The Actors’ Gang presents the West Coast premiere of Deborah Brevoort’s The Women of Lockerbie (Culver City’s Ivy Substation, February 15-April 28), the fact-based story of a New Jersey woman seeking the remains of her son in Scotland, following a plane crash. The venerable Padua Playwrights group premieres Sharon Yablon’s The Empty Bed (Stephanie Feury Studio, February 16-March 24), about two lost souls in the Hollywood hills trying to connect.

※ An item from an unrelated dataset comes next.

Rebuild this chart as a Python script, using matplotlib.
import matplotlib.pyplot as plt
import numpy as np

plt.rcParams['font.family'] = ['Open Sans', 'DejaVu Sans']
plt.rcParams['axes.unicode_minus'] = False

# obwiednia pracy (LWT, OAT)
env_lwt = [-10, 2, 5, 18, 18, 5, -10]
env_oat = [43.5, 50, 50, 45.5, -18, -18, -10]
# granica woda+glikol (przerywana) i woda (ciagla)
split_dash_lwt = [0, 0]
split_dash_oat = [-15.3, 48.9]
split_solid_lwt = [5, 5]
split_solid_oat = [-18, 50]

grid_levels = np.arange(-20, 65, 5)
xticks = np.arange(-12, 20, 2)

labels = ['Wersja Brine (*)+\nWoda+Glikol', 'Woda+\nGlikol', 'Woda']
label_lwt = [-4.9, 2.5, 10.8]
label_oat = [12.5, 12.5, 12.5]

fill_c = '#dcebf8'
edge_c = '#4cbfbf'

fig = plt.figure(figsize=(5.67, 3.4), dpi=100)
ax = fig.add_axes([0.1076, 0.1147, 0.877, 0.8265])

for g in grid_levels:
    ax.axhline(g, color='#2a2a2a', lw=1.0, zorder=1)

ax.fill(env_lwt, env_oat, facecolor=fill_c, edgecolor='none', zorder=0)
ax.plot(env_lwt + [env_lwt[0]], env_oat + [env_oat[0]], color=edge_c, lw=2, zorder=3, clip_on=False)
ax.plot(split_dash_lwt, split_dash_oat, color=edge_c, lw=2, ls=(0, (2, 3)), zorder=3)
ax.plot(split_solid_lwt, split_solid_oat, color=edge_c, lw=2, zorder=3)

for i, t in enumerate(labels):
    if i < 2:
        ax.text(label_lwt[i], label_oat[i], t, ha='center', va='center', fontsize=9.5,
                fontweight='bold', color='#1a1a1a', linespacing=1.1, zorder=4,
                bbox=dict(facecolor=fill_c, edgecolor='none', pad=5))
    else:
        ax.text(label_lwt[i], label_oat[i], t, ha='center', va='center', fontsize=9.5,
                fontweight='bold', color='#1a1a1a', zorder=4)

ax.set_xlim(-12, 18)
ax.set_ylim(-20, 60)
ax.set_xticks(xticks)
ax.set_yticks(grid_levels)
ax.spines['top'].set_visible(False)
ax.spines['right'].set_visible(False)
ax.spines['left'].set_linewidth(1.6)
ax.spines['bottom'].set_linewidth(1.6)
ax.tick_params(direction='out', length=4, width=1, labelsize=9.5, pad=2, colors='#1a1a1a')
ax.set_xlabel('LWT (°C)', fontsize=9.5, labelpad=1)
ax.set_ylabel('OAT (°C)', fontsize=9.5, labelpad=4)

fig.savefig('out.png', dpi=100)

Burbank’s Colony Theatre offers Simon Gray’s revenge thriller Stage Struck (February 7-March 11).

Yucks are to be found in Laguna Playhouse’s rendition of David Rambo’s comedy The Ice-Breaker, in which love blossoms in the Arizona desert, and Music From a Sparkling Planet by Douglas Carter Beane (As Bees in Honey Drown), which is about three 1970s-televison-obsessed men tracking down their favorite icon from yesteryear (Silverlake’s West Coast Ensemble, February 6-April 1).

On the family-entertainment front, the Theatre for Young Audiences series at Costa Mesa’s South Coast Repertory features real-life twins Alex and Graham Miller as the two identity-switching tykes in Jonathan Bolt’s adaptation of the Mark Twain classic The Prince and the Pauper (February 9-25). Children can venture into Mad-Hatter mayhem in the musical Alice and the Wonderful Tea Party at the Santa Monica Playhouse (February 17-June 10).